Esto no significa, repito, que deba descartarse conceder créditos al
exterior, sino simplemente que no podemos enriquecernos si tales
empréstitos no se hallan garantizados.
Por la misma razón que es estúpido facilitar un falso estímulo al
comercio de exportación mediante dádivas o créditos sin retorno a otros
países” es también absurdo crear un falso estímulo al comercio exterior
por medio de subsidios a las exportaciones.
Mejor que repetir la mayor parte de los anteriores argumentos estimo
preferible dejar que el lector deduzca por si mismo las consecuencias
que se producen de la subvención a las exportaciones, ateniéndose a la
pauta marcada al examinar los resultados de los empréstitos
antieconómicos Los subsidios a las exportaciones constituyen un caso
claro de dar algo a un extranjero a cambio de nada, al venderle
mercancías por un precio inferior a su costo.

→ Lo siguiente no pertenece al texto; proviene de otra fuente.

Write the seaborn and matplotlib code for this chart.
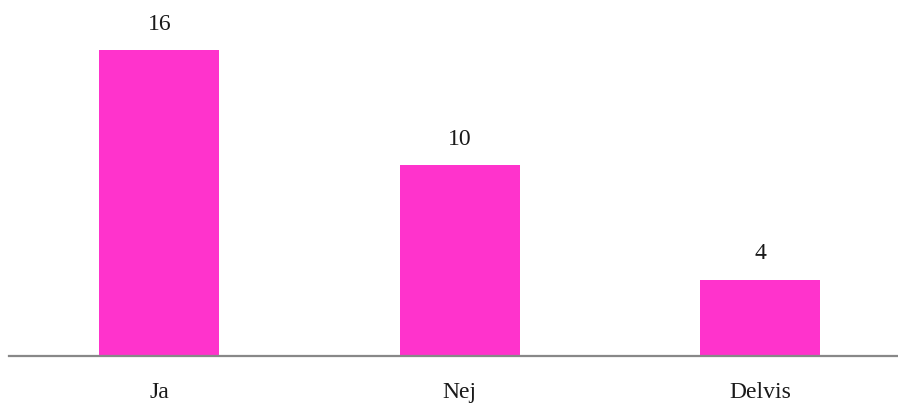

Es otro ejemplo de tratar
de enriquecerse regalando las cosas.
Empréstitos antieconómicos y subsidios a la exportación son ejemplos
adicionales del error de tomar en consideración tan sólo las
consecuencias inmediatas de una política sobre determinados sectores,
sin tener en cuenta, por falta de paciencia o inteligencia, los efectos a
largo plazo de tal política sobre toda la colectividad.